- At its meeting scheduled for today, India’s drug pricing regulator will take up the case of a lifesaving drug for children which has almost disappeared from the market after its price was slashed by over 90%.
- In February 2017, the National Pharmaceutical Pricing Authority (NPPA), to regulate the prices of drugs and medical devices have included a order to dramatically cut the prices of cardiac stents.
- However, a price cap that threatens to drive a crucial drug out of the market presents a different set of problems.Since then supplies have come down by about 40%.
- The drug named furoped or furosemide, often sold under the brand name Lasix is a diuretic prescribed to babies with heart ailments to drain the body of fluids to reduce the load on the heart.
- Last November, NPPA had cut its price from Rs 100-110 to Rs 10 per pack. Supplies have been hit, and over the last couple of months a serious shortage has emerged, with parents of very sick babies, some of them newborns, left running from pillar to post.
- Earlier in month of June 2018, the NPPA wrote to the drug maker to “rush supplies”; however, the pharmaceutical company argues that although it is a responsible corporate citizen, it can’t provide “vast quantities” of the drug for less than its manufacturing cost.
Which drugs are under price control?
- Every few years, the Health Ministry, in consultation with experts, draws up a National List of Essential Medicines (NLEM).
- These medicines, deemed essential for the treatment of common conditions, automatically come under price control.
- Under NLEM 2015, a total 376 drugs are under price control.
- In addition, the government has the power to bring any item of medical necessity under price control. (Para 19 of the Drug Price Control Order, 2013) This provision was used to regulate the prices of cardiac stents and knee implants.
How are ceiling prices calculated?
- The ceiling price is the average of prices of all brands of a medicine with more than 1% market share.
- NPPA is constantly in the process of fixing ceiling prices.
About National Pharmaceutical Pricing Authority (NPPA)
- The National Pharmaceutical Pricing Authority (NPPA) is a government regulatory agency that controls the prices of pharmaceutical drugs in India.
- NPPA is an organization of the Government of India which was established to fix/ revise the prices of controlled bulk drugs and formulations and to enforce prices and availability of the medicines in the country, under the Drugs (Prices Control) Order.
- The organization is also entrusted with the task of recovering amounts overcharged by manufacturers for the controlled drugs from the consumers.
- It also monitors the prices of decontrolled drugs in order to keep them at reasonable levels.

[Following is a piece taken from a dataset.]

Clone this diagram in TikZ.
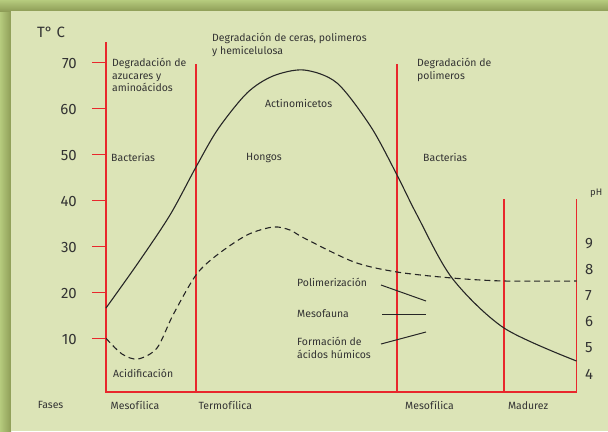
\documentclass[tikz,border=0pt]{standalone}
\usepackage{fontspec}
\setmainfont{Fira Sans}
\usepackage{xcolor}
\usepackage{tikz}
\usetikzlibrary{positioning}
\definecolor{panel}{HTML}{DCE4B7}
\definecolor{frame}{HTML}{B6CB7E}
\definecolor{frameshadow}{HTML}{8E9D57}
\definecolor{axisred}{HTML}{E8272C}
\definecolor{ink}{HTML}{333333}
\tikzstyle{redline} = [axisred, line width=1.3pt]
\tikzstyle{tempcurve} = [black!85, line width=1.1pt]
\tikzstyle{phcurve} = [black!85, line width=1.1pt, dash pattern=on 6pt off 4pt]
\tikzstyle{pointer} = [black!85, line width=1pt]
\tikzstyle{lbl} = [anchor=north west, inner sep=0pt, font=\fontsize{10.5}{12.5}\selectfont, text=ink]
\tikzstyle{num} = [inner sep=0pt, font=\fontsize{15}{17}\selectfont, text=ink]
\tikzset{every node/.style={align=left}}

\begin{document}
\begin{tikzpicture}[x=1bp, y=-1bp]
    \useasboundingbox (0,0) rectangle (608,431);
    % frame and panel
    \fill[frame] (0,0) rectangle (608,431);
    \shade[left color=frame, right color=frameshadow] (0,0) rectangle (11,431);
    \shade[top color=frame, bottom color=frameshadow] (0,0) rectangle (608,11);
    \fill[panel] (11,11) rectangle (608,431);

    % axes and phase separators
    \draw[redline] (106,42) -- (106,392) -- (576.5,392) -- (576.5,199);
    \draw[redline] (196,64) -- (196,392);
    \draw[redline] (397,64) -- (397,392);
    \draw[redline] (504,199) -- (504,392);

    % temperature scale
    \draw[redline] (92,62.3) -- (106,62.3);
    \draw[redline] (92,108.3) -- (106,108.3);
    \draw[redline] (92,154.3) -- (106,154.3);
    \draw[redline] (92,200.3) -- (106,200.3);
    \draw[redline] (92,246.3) -- (106,246.3);
    \draw[redline] (92,292.3) -- (106,292.3);
    \draw[redline] (92,338.3) -- (106,338.3);
    \node (tunit) [num, anchor=west] at (37,32) {T° C};
    \node (t70) [num, anchor=east] at (77,63.3) {70};
    \node (t60) [num, anchor=east] at (77,109.3) {60};
    \node (t50) [num, anchor=east] at (77,155.3) {50};
    \node (t40) [num, anchor=east] at (77,201.3) {40};
    \node (t30) [num, anchor=east] at (77,247.3) {30};
    \node (t20) [num, anchor=east] at (77,293.3) {20};
    \node (t10) [num, anchor=east] at (77,339.3) {10};

    % pH scale
    \node (phunit) [lbl, anchor=west, font=\fontsize{9.5}{11}\selectfont] at (590,193) {pH};
    \node (ph9) [num, anchor=west] at (585,244) {9};
    \node (ph8) [num, anchor=west] at (585,270) {8};
    \node (ph7) [num, anchor=west] at (585,296) {7};
    \node (ph6) [num, anchor=west] at (585,322) {6};
    \node (ph5) [num, anchor=west] at (585,348) {5};
    \node (ph4) [num, anchor=west] at (585,374) {4};

    % curves
    \draw[tempcurve] plot[smooth] coordinates {(106,308) (138,263) (170,215) (196,167) (218,129) (247,93) (273,76) (304,70) (337,83) (371,127) (397,175) (417,215) (452,278) (504,328) (576.5,361)};
    \draw[phcurve] plot[smooth] coordinates {(106,338.3) (122,354) (138,359) (157,348) (173,315) (196,275) (217,255) (247,235) (273,227) (290,230) (304,238) (354,262) (397,272) (452,278) (504,281) (576.5,281)};

    % stage texts
    \node (sugars) [lbl] at (112,58) {Degradación de\\azucares y\\aminoácidos};
    \node (waxes) [lbl] at (212,33) {Degradación de ceras, polimeros\\y hemicelulosa};
    \node (polymers) [lbl] at (417,58) {Degradación de\\polimeros};
    \node (actino) [lbl] at (265,99) {Actinomicetos};
    \node (bact1) [lbl] at (111,153) {Bacterias};
    \node (fungi) [lbl] at (246,153) {Hongos};
    \node (bact2) [lbl] at (423,153) {Bacterias};
    \node (acid) [lbl] at (113,369) {Acidificación};
    \node (polym) [lbl] at (297,278) {Polimerización};
    \node (fauna) [lbl] at (297,309) {Mesofauna};
    \node (humic) [lbl] at (297,337) {Formación de\\ácidos húmicos};

    % pointers
    \coordinate (polymA) at (381,285);
    \coordinate (polymB) at (426,301);
    \coordinate (faunaA) at (382,314);
    \coordinate (faunaB) at (426,314);
    \coordinate (humicA) at (381,344);
    \coordinate (humicB) at (426,332);
    \draw[pointer] (polymA) -- (polymB);
    \draw[pointer] (faunaA) -- (faunaB);
    \draw[pointer] (humicA) -- (humicB);

    % phases
    \node (phases) [lbl] at (37.6,401) {Fases};
    \node (meso1) [lbl] at (110.5,401) {Mesofílica};
    \node (thermo) [lbl] at (198.4,401) {Termofílica};
    \node (meso2) [lbl] at (405,401) {Mesofílica};
    \node (mature) [lbl] at (507.8,401) {Madurez};
\end{tikzpicture}
\end{document}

- Its parent organisation is Department of Pharmaceuticals, Ministry of Chemicals and Fertilizers.
Drug Price Control Orders
- The NPPA regularly publishes lists of medicines and their maximum ceiling prices.
- Drug Price Control Orders (DPCO) are issued by the Government, in exercise of the powers conferred under section 3 of the Essential Commodities Act, 1955, for enabling the Government to declare a ceiling price for essential and life saving medicines (as per a prescribed formula) so as to ensure that these medicines are available at a reasonable price to the general public.
Functions of NPPA
- To implement and enforce the provisions of the Drugs (Prices Control) Order in accordance with the powers delegated to it.
- To deal with all legal matters arising out of the decisions of the Authority.
- To monitor the availability of drugs, identify shortages, if any, and to take remedial steps.
- To collect/ maintain data on production, exports and imports, market share of individual companies, profitability of companies etc, for bulk drugs and formulations.
- To undertake and/ or sponsor relevant studies in respect of pricing of drugs/ pharmaceuticals.
- To recruit/ appoint the officers and other staff members of the Authority, as per rules and procedures laid down by the Government.
- To render advice to the Central Government on changes/ revisions in the drug policy.
- To render assistance to the Central Government in the parliamentary matters relating to the drug pricing.